Also a hit is the Southwestern High School Raptor Club, which is well known in the area and has become a nationally-recognized program. Students in the club care for and work with a number of wild birds, many of which will never be returned to the wild due to injuries or behavioral issues that would make them unable to survive. Owls, golden eagles, a bald eagle and falcons have been and still are tenants in the bird shelters at SWHS, and club members will be showing off a few of the raptors at the event.
The Lake Cumberland Beekeepers’ Association will attend again, with a demonstration on how to keep bees — a physically tiny, but hugely significant species to the environment — for the physically challenged.
Local musicians will also perform, along with “Sogo Drums,” an African drumming band.
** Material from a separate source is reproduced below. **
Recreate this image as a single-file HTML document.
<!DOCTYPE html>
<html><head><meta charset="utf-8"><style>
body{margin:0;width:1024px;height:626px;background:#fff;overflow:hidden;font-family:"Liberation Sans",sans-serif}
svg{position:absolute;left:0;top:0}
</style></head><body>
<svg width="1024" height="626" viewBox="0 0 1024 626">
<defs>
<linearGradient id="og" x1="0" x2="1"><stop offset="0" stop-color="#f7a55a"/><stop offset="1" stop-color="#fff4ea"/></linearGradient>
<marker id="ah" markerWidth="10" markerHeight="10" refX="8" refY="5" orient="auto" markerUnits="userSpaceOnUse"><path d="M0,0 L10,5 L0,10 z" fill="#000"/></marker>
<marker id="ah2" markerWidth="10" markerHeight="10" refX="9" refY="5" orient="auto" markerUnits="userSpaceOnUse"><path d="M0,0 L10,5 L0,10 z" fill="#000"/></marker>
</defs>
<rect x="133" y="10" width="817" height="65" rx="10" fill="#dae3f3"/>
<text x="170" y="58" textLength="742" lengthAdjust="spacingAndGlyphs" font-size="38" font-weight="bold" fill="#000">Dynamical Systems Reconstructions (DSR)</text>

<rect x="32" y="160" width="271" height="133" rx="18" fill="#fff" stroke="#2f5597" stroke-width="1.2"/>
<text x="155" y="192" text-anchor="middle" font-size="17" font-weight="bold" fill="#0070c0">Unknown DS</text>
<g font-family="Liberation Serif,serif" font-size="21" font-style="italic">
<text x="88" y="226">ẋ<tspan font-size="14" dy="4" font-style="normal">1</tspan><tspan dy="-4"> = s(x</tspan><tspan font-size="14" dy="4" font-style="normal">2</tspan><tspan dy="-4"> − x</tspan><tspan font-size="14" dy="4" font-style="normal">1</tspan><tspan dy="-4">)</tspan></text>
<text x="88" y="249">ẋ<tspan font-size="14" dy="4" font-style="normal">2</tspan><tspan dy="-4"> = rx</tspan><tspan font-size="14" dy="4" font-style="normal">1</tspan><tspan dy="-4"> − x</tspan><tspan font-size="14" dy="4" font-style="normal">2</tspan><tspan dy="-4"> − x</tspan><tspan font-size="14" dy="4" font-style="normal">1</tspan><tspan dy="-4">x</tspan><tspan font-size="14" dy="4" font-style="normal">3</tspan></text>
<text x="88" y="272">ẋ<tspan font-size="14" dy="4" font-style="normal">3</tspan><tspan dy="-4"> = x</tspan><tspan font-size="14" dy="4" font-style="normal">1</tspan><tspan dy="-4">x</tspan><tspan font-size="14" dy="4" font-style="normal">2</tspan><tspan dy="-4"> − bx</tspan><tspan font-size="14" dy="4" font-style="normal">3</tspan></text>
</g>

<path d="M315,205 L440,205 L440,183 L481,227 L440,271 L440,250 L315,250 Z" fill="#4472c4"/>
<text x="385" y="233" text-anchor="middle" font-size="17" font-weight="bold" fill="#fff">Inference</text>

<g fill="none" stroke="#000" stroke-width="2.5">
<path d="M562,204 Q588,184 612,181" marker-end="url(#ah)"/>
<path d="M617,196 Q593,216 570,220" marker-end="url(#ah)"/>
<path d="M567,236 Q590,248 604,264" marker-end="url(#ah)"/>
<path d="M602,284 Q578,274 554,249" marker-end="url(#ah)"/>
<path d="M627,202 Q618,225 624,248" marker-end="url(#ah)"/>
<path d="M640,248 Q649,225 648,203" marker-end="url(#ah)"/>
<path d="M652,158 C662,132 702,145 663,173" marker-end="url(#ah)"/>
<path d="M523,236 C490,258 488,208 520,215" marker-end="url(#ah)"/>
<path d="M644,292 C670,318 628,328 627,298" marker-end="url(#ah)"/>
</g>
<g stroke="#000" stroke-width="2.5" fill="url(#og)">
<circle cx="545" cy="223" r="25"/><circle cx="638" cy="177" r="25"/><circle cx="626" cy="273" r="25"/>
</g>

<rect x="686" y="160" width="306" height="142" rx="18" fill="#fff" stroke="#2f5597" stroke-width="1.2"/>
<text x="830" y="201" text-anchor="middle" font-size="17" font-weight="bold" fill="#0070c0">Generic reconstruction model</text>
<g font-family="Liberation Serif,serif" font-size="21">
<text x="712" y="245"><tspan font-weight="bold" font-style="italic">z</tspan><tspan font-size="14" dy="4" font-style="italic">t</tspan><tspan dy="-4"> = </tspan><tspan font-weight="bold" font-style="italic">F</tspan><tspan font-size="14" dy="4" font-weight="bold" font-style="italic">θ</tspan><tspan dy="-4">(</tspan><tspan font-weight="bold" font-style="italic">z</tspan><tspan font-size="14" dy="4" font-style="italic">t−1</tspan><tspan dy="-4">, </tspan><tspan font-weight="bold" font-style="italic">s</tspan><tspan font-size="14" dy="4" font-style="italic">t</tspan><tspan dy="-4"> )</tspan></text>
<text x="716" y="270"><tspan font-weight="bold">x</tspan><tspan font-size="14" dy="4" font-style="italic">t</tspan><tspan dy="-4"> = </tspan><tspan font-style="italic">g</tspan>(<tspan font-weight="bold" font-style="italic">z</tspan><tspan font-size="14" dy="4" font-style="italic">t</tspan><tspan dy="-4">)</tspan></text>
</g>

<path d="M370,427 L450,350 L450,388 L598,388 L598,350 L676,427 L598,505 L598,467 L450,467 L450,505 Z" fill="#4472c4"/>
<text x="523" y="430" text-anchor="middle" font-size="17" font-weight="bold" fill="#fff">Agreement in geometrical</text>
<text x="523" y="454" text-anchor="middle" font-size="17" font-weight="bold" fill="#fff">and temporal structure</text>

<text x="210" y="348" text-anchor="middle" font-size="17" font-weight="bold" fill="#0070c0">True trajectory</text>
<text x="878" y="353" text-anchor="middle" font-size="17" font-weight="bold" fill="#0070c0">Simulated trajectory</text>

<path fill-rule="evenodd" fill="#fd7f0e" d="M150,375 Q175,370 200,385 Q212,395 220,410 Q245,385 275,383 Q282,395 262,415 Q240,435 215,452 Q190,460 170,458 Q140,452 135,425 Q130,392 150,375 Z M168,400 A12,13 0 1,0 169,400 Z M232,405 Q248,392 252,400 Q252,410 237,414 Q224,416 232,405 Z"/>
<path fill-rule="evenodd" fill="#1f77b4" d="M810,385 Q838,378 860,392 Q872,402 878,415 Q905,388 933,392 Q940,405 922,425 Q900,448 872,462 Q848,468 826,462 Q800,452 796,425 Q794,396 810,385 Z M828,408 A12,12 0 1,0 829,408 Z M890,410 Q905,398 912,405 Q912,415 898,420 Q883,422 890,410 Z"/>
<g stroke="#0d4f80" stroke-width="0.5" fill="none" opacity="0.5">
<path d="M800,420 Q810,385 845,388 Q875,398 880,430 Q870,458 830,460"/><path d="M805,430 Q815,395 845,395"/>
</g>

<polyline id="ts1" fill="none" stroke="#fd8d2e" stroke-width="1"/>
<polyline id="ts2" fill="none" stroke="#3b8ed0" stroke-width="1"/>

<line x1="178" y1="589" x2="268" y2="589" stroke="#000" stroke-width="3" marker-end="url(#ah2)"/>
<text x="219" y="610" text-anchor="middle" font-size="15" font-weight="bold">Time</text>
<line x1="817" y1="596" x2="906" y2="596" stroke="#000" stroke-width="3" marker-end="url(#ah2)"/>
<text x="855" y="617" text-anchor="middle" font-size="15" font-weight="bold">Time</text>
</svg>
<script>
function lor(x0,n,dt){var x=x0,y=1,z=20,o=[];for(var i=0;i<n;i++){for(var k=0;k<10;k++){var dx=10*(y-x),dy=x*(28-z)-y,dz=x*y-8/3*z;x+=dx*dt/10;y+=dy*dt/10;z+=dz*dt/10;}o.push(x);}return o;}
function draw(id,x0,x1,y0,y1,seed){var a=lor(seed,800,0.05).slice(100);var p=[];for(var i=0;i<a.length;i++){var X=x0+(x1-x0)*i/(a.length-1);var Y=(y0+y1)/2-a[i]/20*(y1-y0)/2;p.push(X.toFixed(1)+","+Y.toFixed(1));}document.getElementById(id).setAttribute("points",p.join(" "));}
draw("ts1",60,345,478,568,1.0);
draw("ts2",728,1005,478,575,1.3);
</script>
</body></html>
And the STAR Lab, a portable planetarium, is back again this year.
“We got some disappointed people last year when we didn’t have it,” said Sherman.
The SCC Culinary Arts Program will serve food samples as well, and nature walks and the “Redbud Run” will be held at SCC’s nature trail.
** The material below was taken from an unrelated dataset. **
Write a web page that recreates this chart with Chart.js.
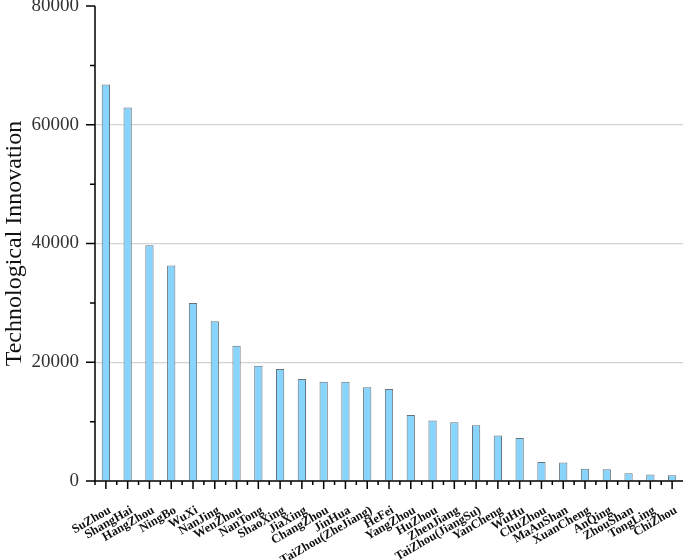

Sherman’s hopes that the community feel a sense of ownership over the Earth Day Celebration seems to be coming to fruition, and she said she’s looking forward to seeing what this year’s even brings.
“We want the community to feel like it’s their event,” said Sherman. “And it seems we have people contacting us to say they want to present, not the other way around.”
The event will be held rain or shine (exhibits will be moved inside in the case of inclement weather) at the SCC North Campus on Sunday, April 21, from 1 p.m. to 5 p.m.